═══ GIVEN INFORMATION ═══

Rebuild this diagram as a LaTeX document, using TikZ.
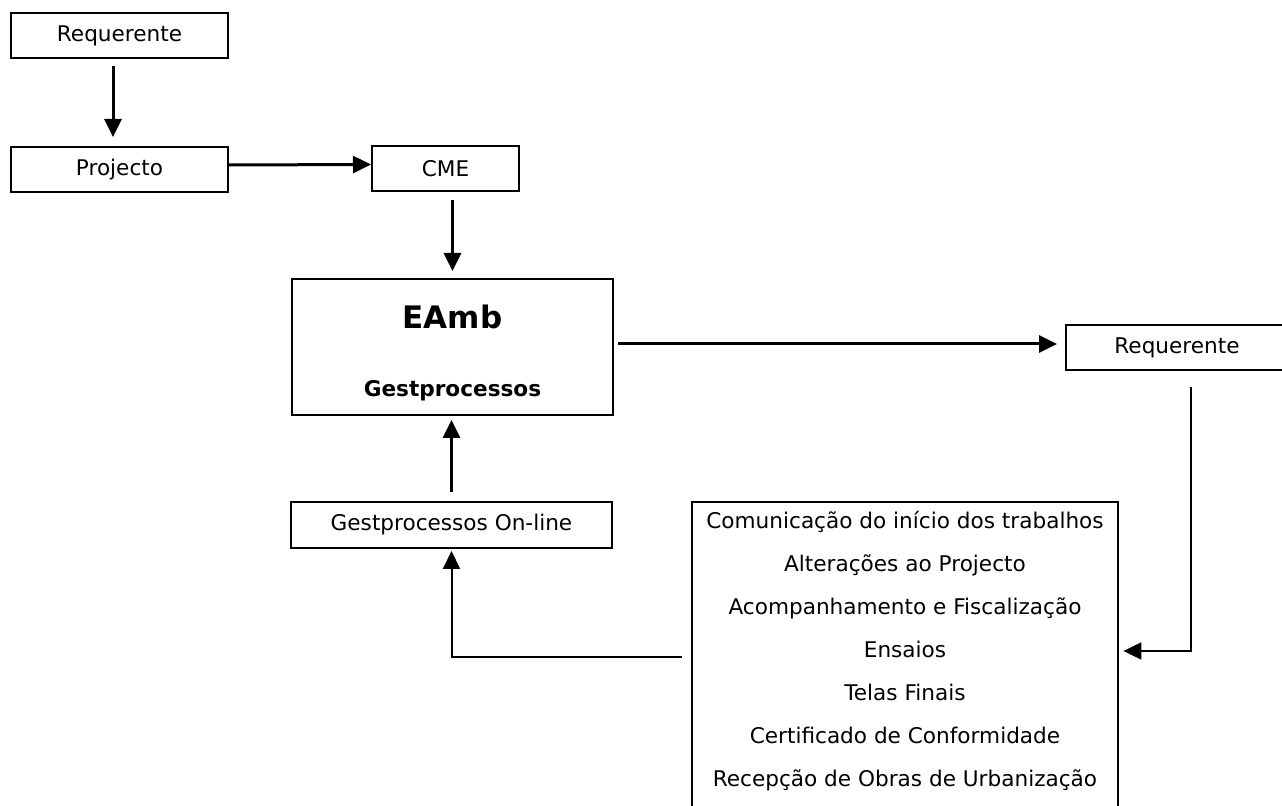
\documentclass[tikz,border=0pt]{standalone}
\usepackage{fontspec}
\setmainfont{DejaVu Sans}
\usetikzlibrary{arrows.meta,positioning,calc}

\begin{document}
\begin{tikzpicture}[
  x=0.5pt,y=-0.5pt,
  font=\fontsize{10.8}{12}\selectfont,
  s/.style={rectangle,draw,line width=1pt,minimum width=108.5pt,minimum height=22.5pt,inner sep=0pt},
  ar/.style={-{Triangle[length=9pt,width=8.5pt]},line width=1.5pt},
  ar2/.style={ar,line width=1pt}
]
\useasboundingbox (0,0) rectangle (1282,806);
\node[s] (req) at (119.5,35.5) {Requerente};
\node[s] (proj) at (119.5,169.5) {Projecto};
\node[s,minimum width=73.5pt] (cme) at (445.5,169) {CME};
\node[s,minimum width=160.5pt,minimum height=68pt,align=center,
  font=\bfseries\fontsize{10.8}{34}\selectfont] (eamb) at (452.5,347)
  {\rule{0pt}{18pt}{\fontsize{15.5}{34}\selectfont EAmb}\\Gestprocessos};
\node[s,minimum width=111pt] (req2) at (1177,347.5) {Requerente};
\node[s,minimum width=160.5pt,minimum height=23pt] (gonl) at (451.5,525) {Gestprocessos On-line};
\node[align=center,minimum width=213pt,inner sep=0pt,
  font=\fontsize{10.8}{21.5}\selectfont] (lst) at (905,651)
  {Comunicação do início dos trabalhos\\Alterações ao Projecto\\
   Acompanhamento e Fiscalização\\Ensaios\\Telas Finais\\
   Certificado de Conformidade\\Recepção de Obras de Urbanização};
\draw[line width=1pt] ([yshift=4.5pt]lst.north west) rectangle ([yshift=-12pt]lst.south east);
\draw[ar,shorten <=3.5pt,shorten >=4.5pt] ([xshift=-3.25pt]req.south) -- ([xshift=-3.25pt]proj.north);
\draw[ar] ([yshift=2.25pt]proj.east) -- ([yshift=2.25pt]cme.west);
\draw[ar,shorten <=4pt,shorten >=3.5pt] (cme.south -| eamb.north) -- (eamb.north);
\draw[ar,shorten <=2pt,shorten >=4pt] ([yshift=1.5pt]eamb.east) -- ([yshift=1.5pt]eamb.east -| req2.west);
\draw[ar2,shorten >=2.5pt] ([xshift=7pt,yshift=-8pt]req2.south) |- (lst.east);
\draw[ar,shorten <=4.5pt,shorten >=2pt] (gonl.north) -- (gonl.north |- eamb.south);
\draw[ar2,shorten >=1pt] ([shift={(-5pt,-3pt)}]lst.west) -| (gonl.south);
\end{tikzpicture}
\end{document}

═══

- _STATED PROBLEM_
Restate the full listing verbatim and drop every picture.

- _TASK RESULT_
Rebuild this diagram as a LaTeX document, using TikZ.
\documentclass[tikz,border=0pt]{standalone}
\usepackage{fontspec}
\setmainfont{DejaVu Sans}
\usetikzlibrary{arrows.meta,positioning,calc}

\begin{document}
\begin{tikzpicture}[
  x=0.5pt,y=-0.5pt,
  font=\fontsize{10.8}{12}\selectfont,
  s/.style={rectangle,draw,line width=1pt,minimum width=108.5pt,minimum height=22.5pt,inner sep=0pt},
  ar/.style={-{Triangle[length=9pt,width=8.5pt]},line width=1.5pt},
  ar2/.style={ar,line width=1pt}
]
\useasboundingbox (0,0) rectangle (1282,806);
\node[s] (req) at (119.5,35.5) {Requerente};
\node[s] (proj) at (119.5,169.5) {Projecto};
\node[s,minimum width=73.5pt] (cme) at (445.5,169) {CME};
\node[s,minimum width=160.5pt,minimum height=68pt,align=center,
  font=\bfseries\fontsize{10.8}{34}\selectfont] (eamb) at (452.5,347)
  {\rule{0pt}{18pt}{\fontsize{15.5}{34}\selectfont EAmb}\\Gestprocessos};
\node[s,minimum width=111pt] (req2) at (1177,347.5) {Requerente};
\node[s,minimum width=160.5pt,minimum height=23pt] (gonl) at (451.5,525) {Gestprocessos On-line};
\node[align=center,minimum width=213pt,inner sep=0pt,
  font=\fontsize{10.8}{21.5}\selectfont] (lst) at (905,651)
  {Comunicação do início dos trabalhos\\Alterações ao Projecto\\
   Acompanhamento e Fiscalização\\Ensaios\\Telas Finais\\
   Certificado de Conformidade\\Recepção de Obras de Urbanização};
\draw[line width=1pt] ([yshift=4.5pt]lst.north west) rectangle ([yshift=-12pt]lst.south east);
\draw[ar,shorten <=3.5pt,shorten >=4.5pt] ([xshift=-3.25pt]req.south) -- ([xshift=-3.25pt]proj.north);
\draw[ar] ([yshift=2.25pt]proj.east) -- ([yshift=2.25pt]cme.west);
\draw[ar,shorten <=4pt,shorten >=3.5pt] (cme.south -| eamb.north) -- (eamb.north);
\draw[ar,shorten <=2pt,shorten >=4pt] ([yshift=1.5pt]eamb.east) -- ([yshift=1.5pt]eamb.east -| req2.west);
\draw[ar2,shorten >=2.5pt] ([xshift=7pt,yshift=-8pt]req2.south) |- (lst.east);
\draw[ar,shorten <=4.5pt,shorten >=2pt] (gonl.north) -- (gonl.north |- eamb.south);
\draw[ar2,shorten >=1pt] ([shift={(-5pt,-3pt)}]lst.west) -| (gonl.south);
\end{tikzpicture}
\end{document}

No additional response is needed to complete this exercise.